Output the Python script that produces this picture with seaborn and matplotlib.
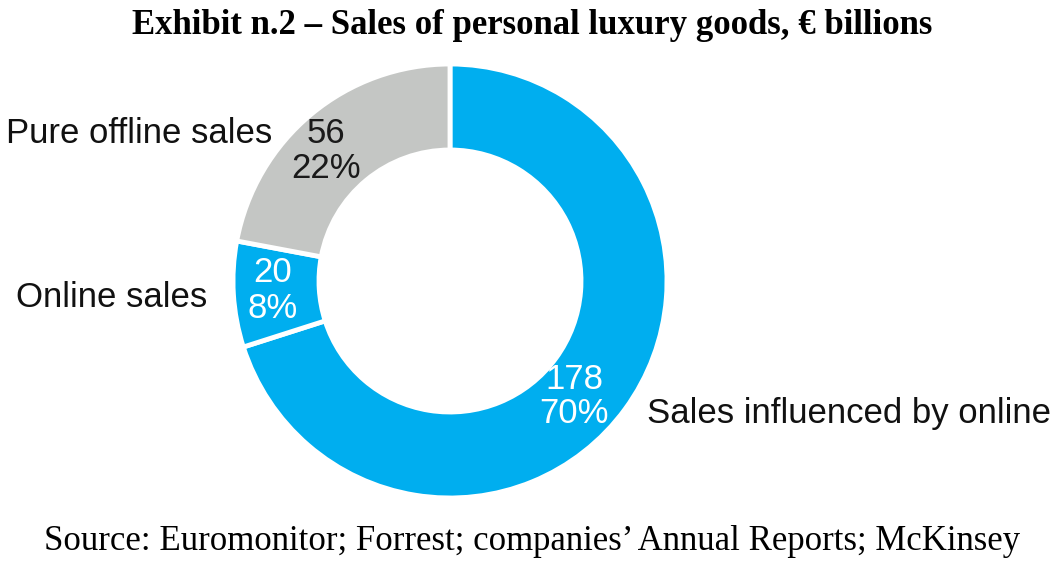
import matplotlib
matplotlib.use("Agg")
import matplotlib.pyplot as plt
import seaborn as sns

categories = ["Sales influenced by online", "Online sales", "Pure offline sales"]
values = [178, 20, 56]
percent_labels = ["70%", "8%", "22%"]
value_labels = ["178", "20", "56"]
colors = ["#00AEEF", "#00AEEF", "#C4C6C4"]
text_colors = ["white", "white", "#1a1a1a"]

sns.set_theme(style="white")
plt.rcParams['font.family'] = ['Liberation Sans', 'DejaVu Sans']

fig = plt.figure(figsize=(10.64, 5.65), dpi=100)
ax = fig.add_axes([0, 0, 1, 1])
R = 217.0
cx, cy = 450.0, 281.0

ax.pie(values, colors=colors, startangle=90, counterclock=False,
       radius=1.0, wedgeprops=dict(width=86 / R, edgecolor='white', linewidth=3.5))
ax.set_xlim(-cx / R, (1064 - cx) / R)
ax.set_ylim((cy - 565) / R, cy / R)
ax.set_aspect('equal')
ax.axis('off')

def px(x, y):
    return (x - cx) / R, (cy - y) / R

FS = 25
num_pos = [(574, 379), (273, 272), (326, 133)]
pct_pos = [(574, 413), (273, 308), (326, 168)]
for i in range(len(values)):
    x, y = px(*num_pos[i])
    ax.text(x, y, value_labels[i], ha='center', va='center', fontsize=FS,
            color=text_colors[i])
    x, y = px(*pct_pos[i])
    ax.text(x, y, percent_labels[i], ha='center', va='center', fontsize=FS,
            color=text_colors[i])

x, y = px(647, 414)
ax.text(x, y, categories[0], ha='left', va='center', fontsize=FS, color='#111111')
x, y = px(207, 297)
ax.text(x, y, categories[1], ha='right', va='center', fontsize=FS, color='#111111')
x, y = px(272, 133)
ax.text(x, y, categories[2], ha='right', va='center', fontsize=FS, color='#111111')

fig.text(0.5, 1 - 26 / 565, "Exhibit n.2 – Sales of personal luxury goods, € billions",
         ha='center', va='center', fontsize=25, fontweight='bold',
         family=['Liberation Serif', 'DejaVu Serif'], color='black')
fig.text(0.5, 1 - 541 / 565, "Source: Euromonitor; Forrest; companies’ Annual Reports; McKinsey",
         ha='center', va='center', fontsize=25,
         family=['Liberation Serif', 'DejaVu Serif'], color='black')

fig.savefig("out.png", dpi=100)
※ ※ ※
Reproduce exactly the run of lines that opens the listing and closes with the line holding "plt.rcParams['font.family'] = ['Liberation". Pictures are excluded.

Correct answer:
Output the Python script that produces this picture with seaborn and matplotlib.
import matplotlib
matplotlib.use("Agg")
import matplotlib.pyplot as plt
import seaborn as sns

categories = ["Sales influenced by online", "Online sales", "Pure offline sales"]
values = [178, 20, 56]
percent_labels = ["70%", "8%", "22%"]
value_labels = ["178", "20", "56"]
colors = ["#00AEEF", "#00AEEF", "#C4C6C4"]
text_colors = ["white", "white", "#1a1a1a"]

sns.set_theme(style="white")
plt.rcParams['font.family'] = ['Liberation Sans', 'DejaVu Sans']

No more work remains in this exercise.